Maxentia Rheinberger (August 24, 1832 – October 31, 1917) was a Liechtensteiner nun. She served as superior general of the Sisters of Charity of St. Vincent de Paul in Zams from 1906 to 1915.

She was born Johanna "Hanni" Rheinberger on August 24, 1832 in Vaduz, the eldest daughter of Johann Peter Rheinberger, a land agent, and his second wife, Elisabeth Rheinberger, née Carigiet. Among her ten siblings and step-siblings were Regierungssekretär David Rheinberger, politician Peter Rheinberger, and composer Josef Rheinberger. After a protracted fight with her father that lasted over a year, she entered the Sisters of Charity in 1852, taking the name Sister Maxentia. From 1854–1861, she was a teacher at girls' schools in the small villages of Silz and Zirl in Tyrol. She returned to Zams to teach at the same teacher training college that had taught her.

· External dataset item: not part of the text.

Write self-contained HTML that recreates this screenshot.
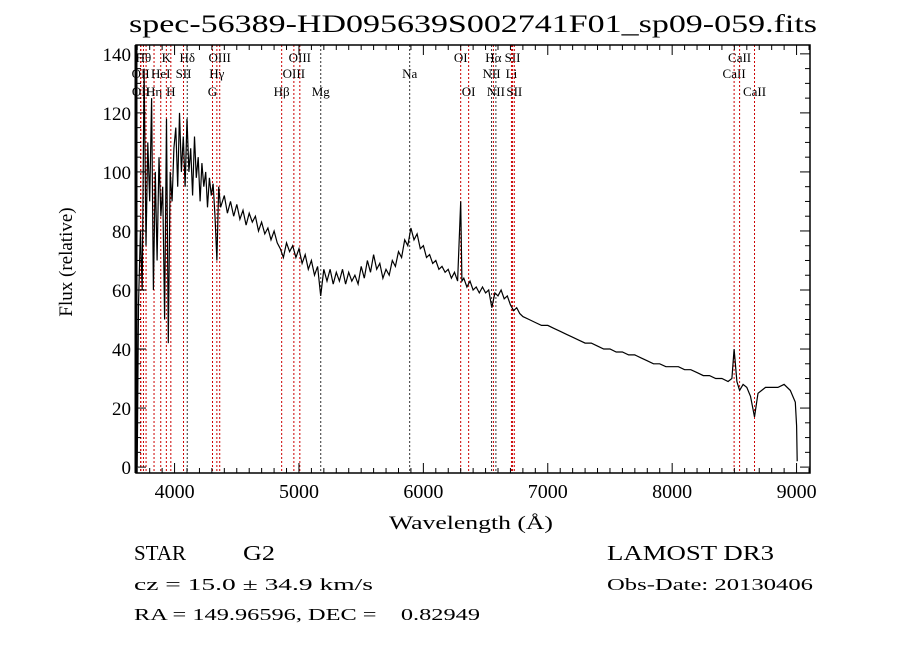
<!DOCTYPE html>
<html><head><meta charset="utf-8"><style>
body{margin:0;background:#fff;}
svg text{font-family:"Liberation Serif",serif;fill:#000;white-space:pre;}
</style></head><body>
<svg id="c" width="900" height="649" xmlns="http://www.w3.org/2000/svg">
<rect width="900" height="649" fill="#fff"/>
<text x="473" y="32" font-size="25" text-anchor="middle" textLength="688" lengthAdjust="spacingAndGlyphs">spec-56389-HD095639S002741F01_sp09-059.fits</text>
<g id="lines"></g>
<g id="spec"></g>
<g id="axes"></g>
<text x="389" y="529" font-size="19" font-family="Liberation Mono" textLength="164" lengthAdjust="spacingAndGlyphs">Wavelength (Å)</text>
<text transform="translate(72,262) rotate(-90)" font-size="19" text-anchor="middle" font-family="Liberation Mono">Flux (relative)</text>
<text x="134" y="560" font-size="21" font-family="Liberation Mono" textLength="52" lengthAdjust="spacingAndGlyphs">STAR</text>
<text x="243" y="560" font-size="21" font-family="Liberation Mono" textLength="32" lengthAdjust="spacingAndGlyphs">G2</text>
<text x="134" y="590" font-size="17" font-family="Liberation Mono" textLength="239" lengthAdjust="spacingAndGlyphs">cz = 15.0 ± 34.9 km/s</text>
<text x="134" y="620" font-size="17" font-family="Liberation Mono" textLength="346" lengthAdjust="spacingAndGlyphs">RA = 149.96596, DEC =    0.82949</text>
<text x="607" y="560" font-size="21" font-family="Liberation Mono" textLength="167" lengthAdjust="spacingAndGlyphs">LAMOST DR3</text>
<text x="607" y="590" font-size="17" font-family="Liberation Mono" textLength="206" lengthAdjust="spacingAndGlyphs">Obs-Date: 20130406</text>
</svg>
<script>
const wavelengths=[3700,3710,3725,3740,3755,3770,3785,3800,3815,3830,3845,3860,3875,3890,3905,3920,3935,3950,3965,3980,3995,4010,4025,4040,4055,4070,4085,4100,4115,4130,4145,4160,4175,4190,4205,4220,4235,4250,4265,4280,4295,4310,4325,4340,4355,4370,
4400,4425,4450,4475,4500,4525,4550,4575,4600,4625,4650,4675,4700,4725,4750,4775,4800,4825,4850,4875,4900,4925,4950,4975,5000,5025,5050,5075,5100,5125,5150,5175,5200,5225,5250,5275,5300,5325,5350,5375,5400,5425,5450,5475,5500,5525,5550,5575,5600,5625,5650,5675,5700,5725,5750,5775,5800,5825,5850,5875,5900,5925,5950,5975,6000,6025,6050,6075,6100,6125,6150,6175,6200,6225,6250,6275,6300,6310,6325,6350,6375,6400,6425,6450,6475,6500,6525,6550,6575,6600,6625,6650,6675,6700,6725,6750,6775,6800,
6850,6900,6950,7000,7050,7100,7150,7200,7250,7300,7350,7400,7450,7500,7550,7600,7650,7700,7750,7800,7850,7900,7950,8000,8050,8100,8150,8200,8250,8300,8350,8400,8450,8480,8498,8520,8542,8570,8600,8630,8662,8690,8720,8750,8800,8850,8900,8950,8990,9000,9005];
const fluxes=[0,55,80,60,135,75,110,90,125,60,100,70,105,85,95,50,118,42,100,90,108,115,95,120,100,112,95,118,100,108,92,112,98,105,90,103,95,100,88,98,92,96,85,70,95,88,
92,86,90,85,89,84,87,82,86,83,85,80,83,79,81,77,80,76,74,71,76,73,75,71,74,69,72,67,70,65,68,58,67,63,67,62,66,63,67,62,66,63,65,62,68,64,70,66,72,67,69,64,67,65,70,68,73,71,77,75,81,77,79,74,75,71,72,69,70,67,68,66,67,64,66,63,90,63,64,61,63,60,61,59,61,59,60,54,59,58,60,57,58,55,53,54,52,51,
50,49,48,48,47,46,45,44,43,42,42,41,40,40,39,39,38,38,37,36,35,35,34,34,34,33,33,32,31,31,30,30,29,30,40,29,26,28,27,24,17,25,26,27,27,27,28,26,22,14,2];
const tickX=[4000,5000,6000,7000,8000,9000];
const tickY=[0,20,40,60,80,100,120,140];
const lineWl=[3727,3729,3750,3771,3835,3889,3934,3970,4072,4102,4305,4340,4363,4861,4959,5007,5175,5890,6300,6364,6548,6563,6583,6708,6717,6731,8498,8542,8662];
const lineLbl=["OII","OII","Hθ","","Hη","HeI","K","H","SII","Hδ","G","Hγ","OIII","Hβ","OIII","OIII","Mg","Na","OI","OI","NII","Hα","NII","Li","SII","SII","CaII","CaII","CaII"];
const lineRow=[2,3,1,0,3,2,1,3,2,1,3,2,1,3,2,1,3,2,1,3,2,1,3,2,1,3,2,1,3];
const lineDark=[0,0,0,0,0,0,0,0,0,1,0,0,0,0,0,0,1,1,0,0,1,0,1,0,0,0,0,0,0];
const X0=136,X1=810,W0=3690,W1=9108,Y0=473,Y1=45,F0=-2,F1=143;
const sx=w=>X0+(w-W0)/(W1-W0)*(X1-X0);
const sy=f=>Y0-(f-F0)/(F1-F0)*(Y0-Y1);
const NS="http://www.w3.org/2000/svg";
function mk(t,a,p){const e=document.createElementNS(NS,t);for(const k in a)e.setAttribute(k,a[k]);p.appendChild(e);return e;}
const gl=document.getElementById('lines');
lineWl.forEach((w,i)=>{
 const l=mk('line',{x1:sx(w),x2:sx(w),y1:Y1,y2:Y0,stroke:lineDark[i]?'#333':'#c00','stroke-width':1,'stroke-dasharray':'2,2'},gl);
 
 
 if(lineLbl[i]){
  const t=mk('text',{x:sx(w),y:[0,62,78,96][lineRow[i]],'font-size':13,'text-anchor':'middle'},gl);
  t.textContent=lineLbl[i];
  
  
 }
});
const gs=document.getElementById('spec');
const p=mk('path',{d:wavelengths.map((w,i)=>(i?'L':'M')+sx(w).toFixed(1)+' '+sy(fluxes[i]).toFixed(1)).join(''),fill:'none',stroke:'#000','stroke-width':1.2},gs);


const ga=document.getElementById('axes');
const fr=mk('rect',{x:X0,y:Y1,width:X1-X0,height:Y0-Y1,fill:'none',stroke:'#000','stroke-width':1.5},ga);


mk('line',{x1:X0,x2:X0,y1:Y1,y2:Y0,stroke:'#000','stroke-width':3},ga);
for(let w=3700;w<=9100;w+=100){const maj=w%1000==0,L=maj?10:5,x=sx(w);
 mk('line',{x1:x,x2:x,y1:Y0,y2:Y0-L,stroke:'#000'},ga);mk('line',{x1:x,x2:x,y1:Y1,y2:Y1+L,stroke:'#000'},ga);}
for(let f=0;f<=140;f+=5){const maj=f%20==0,L=maj?10:5,y=sy(f);
 mk('line',{x1:X0,x2:X0+L,y1:y,y2:y,stroke:'#000'},ga);mk('line',{x1:X1,x2:X1-L,y1:y,y2:y,stroke:'#000'},ga);}
tickX.forEach(w=>{const t=mk('text',{x:sx(w),y:Y0+25,'font-size':20,'text-anchor':'middle','font-family':'Liberation Sans'},ga);t.textContent=w;
 
 });
tickY.forEach(f=>{const t=mk('text',{x:X0-5,y:sy(f)+7,'font-size':19,'text-anchor':'end','font-family':'Liberation Sans'},ga);t.textContent=f;
 
 });
</script>
</body></html>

She taught there until 1897, serving as director of the college from 1887–1888. Her next teaching role was at a women's prison in Schwaz, from 1902 to 1906. She served as secretary to the superior general, overseeing the reconstruction of the congregation's monastery after a devastating fire in 1870. She served as vicar from 1861 to 1891, vicar general from 1891 to 1902, and superior general from 1906 to 1915.

She was awarded the Golden Cross of Merit in 1914 by Emperor Franz Joseph. Maxentia Rheinberger died on October 31, 1917 in Zams.